In Pa., prison-policy trend moves toward fewer inmates, more treatment

Posted: August 03, 2012

For decades, Pennsylvania has taken a strict lock-them-up approach to crime and punishment: Put offenders behind bars for as long as possible, and keep building more prisons to hold them.

The result is a state prison population of 51,757 - up 40 percent in the last dozen years - a corrections budget of $1.86 billion, and 26 penitentiaries that, as of June, were beyond capacity by 4,000 inmates.

But even as construction proceeds on a $315 million state correctional complex at Graterford in Montgomery County, the public-policy pendulum appears to be swinging in a new direction, toward programs that would get nonviolent inmates out of prison and into rehabilitation- and community-based facilities.

Emblematic of that philosophical shift, impelled in no small part by the parlous economy, is legislation signed last month by Gov. Corbett. The measures mandated by the Criminal Justice Reform Act are projected to lower Pennsylvania's prison population by as many as 4,000 inmates over four years and to save up to $370 million in five years.

The new law is aimed at low-risk, nonviolent offenders, whose crimes typically include drug offenses, theft, or receiving stolen property. It calls for an increase in prison alternatives for them, such as house arrest and intensive parole supervision. It allows parolees who commit minor violations to serve any additional time at halfway houses, rather than landing back behind bars.

But the act's major importance is its focus on rehabilitation, increasing drug and alcohol treatment, and offering educational and vocational programs into which offenders can be ordered.

"It's really a change in attitude," said State Sen. Stewart Greenleaf (R., Montgomery), a sponsor of the bill and chairman of the Judiciary Committee. "If you don't try to rehabilitate someone, they're going to come back."

That kind of thinking evokes corrections philosophy in the 1960s and '70s, when rehabilitation became an important goal, and treatment programs sprouted up across the state and nation. But the crack epidemic and upsurges in violent crime led to a shift toward mandatory minimum sentences, tougher parole standards, and more time behind bars.

Pennsylvania is among a growing number of states trying to reduce prison costs. In New Jersey, with 20,544 inmates in 13 state prisons and a $976 million corrections budget, Gov. Christie last month signed a measure mandating that more nonviolent drug offenders receive treatment rather than incarceration.

John E. Wetzel, Pennsylvania's secretary of corrections, said the state cannot afford to keep building prisons. The better idea, he said, is to help nonviolent offenders readjust to society and stay out of trouble, reducing a recidivism rate that hovers around 44 percent for the general state-prison population.

Greenleaf said legislation now must be passed that would provide funding for many of the measures in the Criminal Justice Reform Act.

After trying for years to get legislators to reconsider the state's slam-the-cell-door posture, prison reformists now are guardedly optimistic that the new law will be the catalyst for continued change.
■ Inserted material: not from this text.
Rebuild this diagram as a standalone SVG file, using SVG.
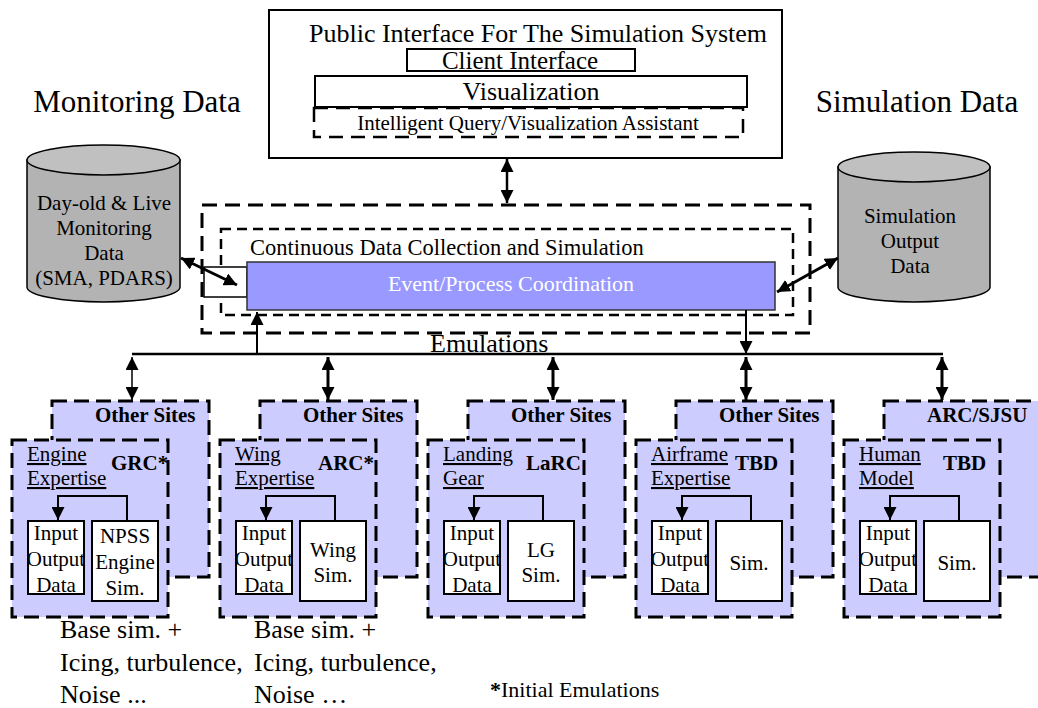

"It's moving in the right direction," said Ann Schwartzman, policy director of the Pennsylvania Prison Society, an organization that advocates for inmates and their families.

Angus Love, a longtime prison-reform advocate who is executive director of the Pennsylvania Institutional Law Project in Center City, said the major flaw in the new law was its elimination of early release for prisoners who have shown good behavior behind bars.

Even so, he said, he is pleased with other aspects of the legislation and, particularly, the support it received from a Republican governor and Republican-controlled legislature. "That in itself," Love said, "is a significant triumph."

State Rep. Ronald Marsico (R., Dauphin), chairman of the Judiciary Committee, said he was initially concerned about the impact on public safety of measures to reduce the prison population.

But he said his worries were assuaged when a Texas lawmaker visited Harrisburg and talked about how Texas, never known for its leniency on crime, effectively moved away from building new prisons and toward community-treatment programs.

Marsico concluded that "we're not letting these people out before they should be let out. We're just being fiscally smart about this."

The new law also allows the redirecting of some state inmates to county jails, where the stays are generally less than two years. But with about 36,000 inmates statewide, county facilities often are perennially overcrowded.

"I can't take a large influx of state residents," said William F. Plantier, Bucks County's director of corrections.

Still, he called the new law "an enlightened approach" to corrections and said he was buoyed by the effort to move away from the notion that more prisons were the only way to ensure public safety.

The reality, Plantier said, is that "you just can't keep on locking up everyone."